Protein model accuracy estimation based on local structure quality assessment using 3D convolutional neural network

Abstract

In protein tertiary structure prediction, model quality assessment programs (MQAPs) are often used to select the final structural models from a pool of candidate models generated by multiple templates and prediction methods. The 3-dimensional convolutional neural network (3DCNN) is an expansion of the 2DCNN and has been applied in several fields, including object recognition. The 3DCNN is also used for MQA tasks, but the performance is low due to several technical limitations related to protein tertiary structures, such as orientation alignment. We proposed a novel single-model MQA method based on local structure quality evaluation using a deep neural network containing 3DCNN layers. The proposed method first assesses the quality of local structures for each residue and then evaluates the quality of whole structures by integrating estimated local qualities. We analyzed the model using the CASP11, CASP12, and 3D-Robot datasets and compared the performance of the model with that of the previous 3DCNN method based on whole protein structures. The proposed method showed a significant improvement compared to the previous 3DCNN method for multiple evaluation measures. We also compared the proposed method to other state-of-the-art methods. Our method showed better performance than the previous 3DCNN-based method and comparable accuracy as the current best single-model methods; particularly, in CASP11 stage2, our method showed a Pearson coefficient of 0.486, which was better than those of the best single-model methods (0.366-0.405). A standalone version of the proposed method and data files are available at https://github.com/ishidalab-titech/3DCNN_MQA.
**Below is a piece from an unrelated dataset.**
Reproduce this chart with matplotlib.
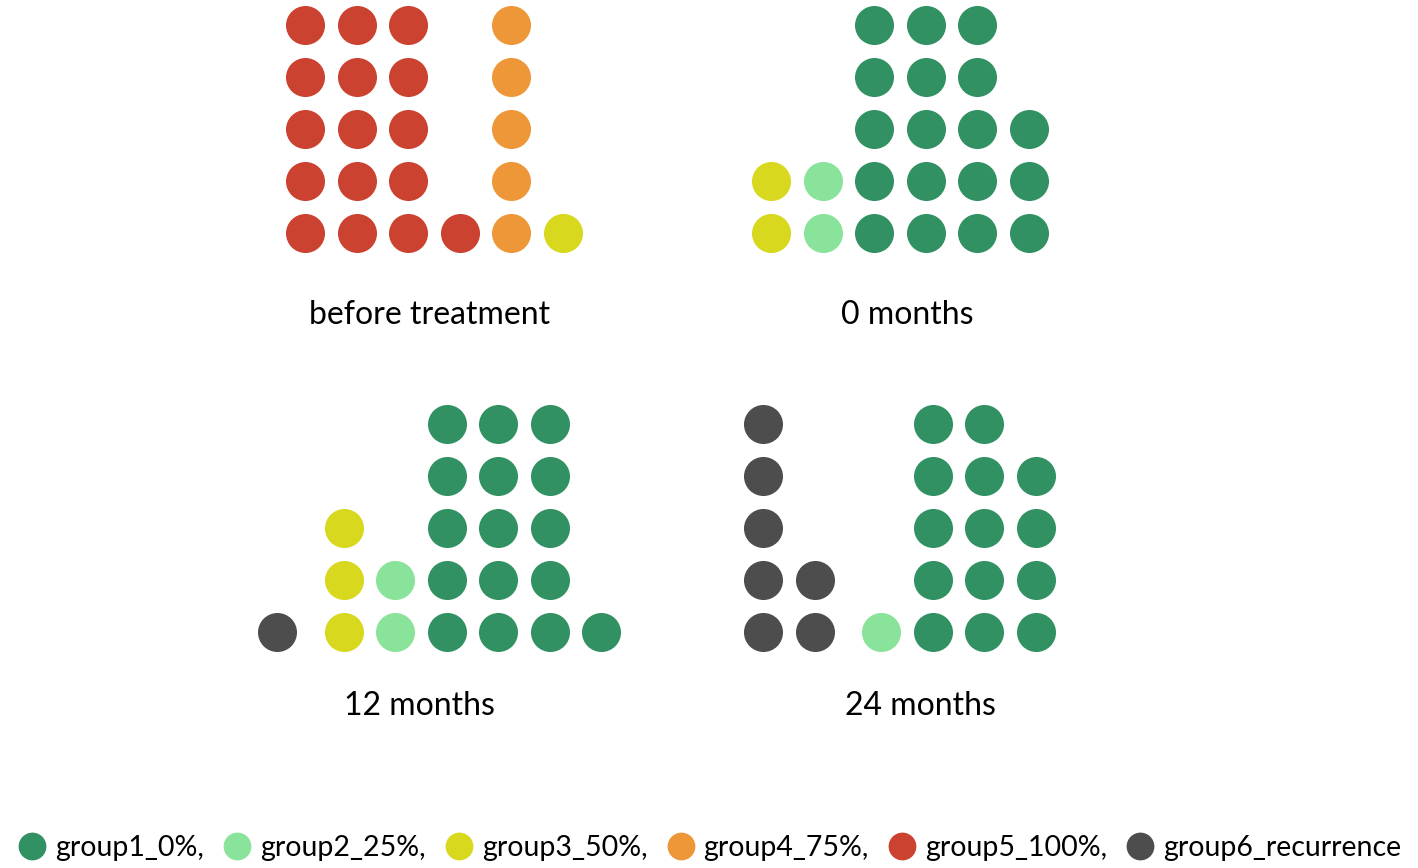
import numpy as np
import matplotlib.pyplot as plt
from matplotlib.lines import Line2D

plt.rcParams['font.family'] = ['Lato', 'DejaVu Sans']

# groups, ordered group1 .. group6
groups = ['group1_0%', 'group2_25%', 'group3_50%', 'group4_75%', 'group5_100%', 'group6_recurrence']
colors = ['#329163', '#8ae39a', '#d8d81e', '#ee9739', '#cb4230', '#4d4d4d']

# number of patients per group at each time point
panels = ['before treatment', '0 months', '12 months', '24 months']
before_treatment = [0, 0, 1, 5, 16, 0]
months_0 = [18, 2, 2, 0, 0, 0]
months_12 = [16, 2, 3, 0, 0, 1]
months_24 = [14, 1, 0, 0, 0, 7]
counts = [before_treatment, months_0, months_12, months_24]

W, H = 1418, 868
fig = plt.figure(figsize=(W / 100, H / 100), dpi=100)

# layout (pixels): first column centre x, bottom row centre y, title centre
dx, dy = 51.5, 52
origins = [(305, 233), (771, 233), (277, 632), (763, 632)]
titles_xy = [(430, 315), (907, 315), (419, 706), (920, 706)]
per_col = 5
gap_after_recurrence = 0.3

for p in range(4):
    x0, y0 = origins[p]
    ax = fig.add_axes([(x0 - 0.5 * dx) / W, (H - y0 - 0.5 * dy) / H, 9 * dx / W, 5 * dy / H])
    ax.set_xlim(-0.5, 8.5)
    ax.set_ylim(-0.5, 4.5)
    ax.axis('off')
    col = 0.0
    for g in range(5, -1, -1):
        n = counts[p][g]
        if n == 0:
            continue
        idx = np.arange(n)
        xs = col + idx // per_col
        ys = idx % per_col
        ax.scatter(xs, ys, s=790, color=colors[g], linewidths=0)
        col += int(np.ceil(n / per_col))
        if g == 5:
            col += gap_after_recurrence
    tx, ty = titles_xy[p]
    fig.text(tx / W, 1 - ty / H, panels[p], ha='center', va='center', fontsize=23)

handles = [Line2D([], [], marker='o', linestyle='none', markersize=20,
                  markerfacecolor=c, markeredgewidth=0) for c in colors]
labels = [g + ',' if i < 5 else g for i, g in enumerate(groups)]
fig.legend(handles, labels, loc='center', bbox_to_anchor=(0.5, 1 - 848 / H), ncol=6,
           frameon=False, fontsize=20.5, handletextpad=0.25, columnspacing=0.62,
           handlelength=1.1, borderaxespad=0)

fig.savefig('out.png', dpi=100, facecolor='white')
Fig 1. Workflow of proposed method.

1. Local structure was extracted by 3D grid bounding box for each residue. 2. Local structure quality was evaluated using 3D convolutional neural network. 3. Integration residue-wise local score into whole structure score.

Fig 2. Featurization of local structure.

(a) 3D grid bounding box was set for each C-alpha atom (CA) of a residue. One side size of the box was 28 Å and the box was divided into 1-Å voxels. (b) The orthonormal basis of the bounding box was calculated from C-CA vector and N-CA vector and cross product of C-CA and N-CA. (c) Atoms featured within a voxel were labeled into 14 categories as shown in Table 1. Each category feature was assigned into an independent channel of the CNN. In the figure, each voxel is colored as C, N, O, and S.

Fig 3. ROC curve of best epoch model.

ROC curve of best validation loss epoch model.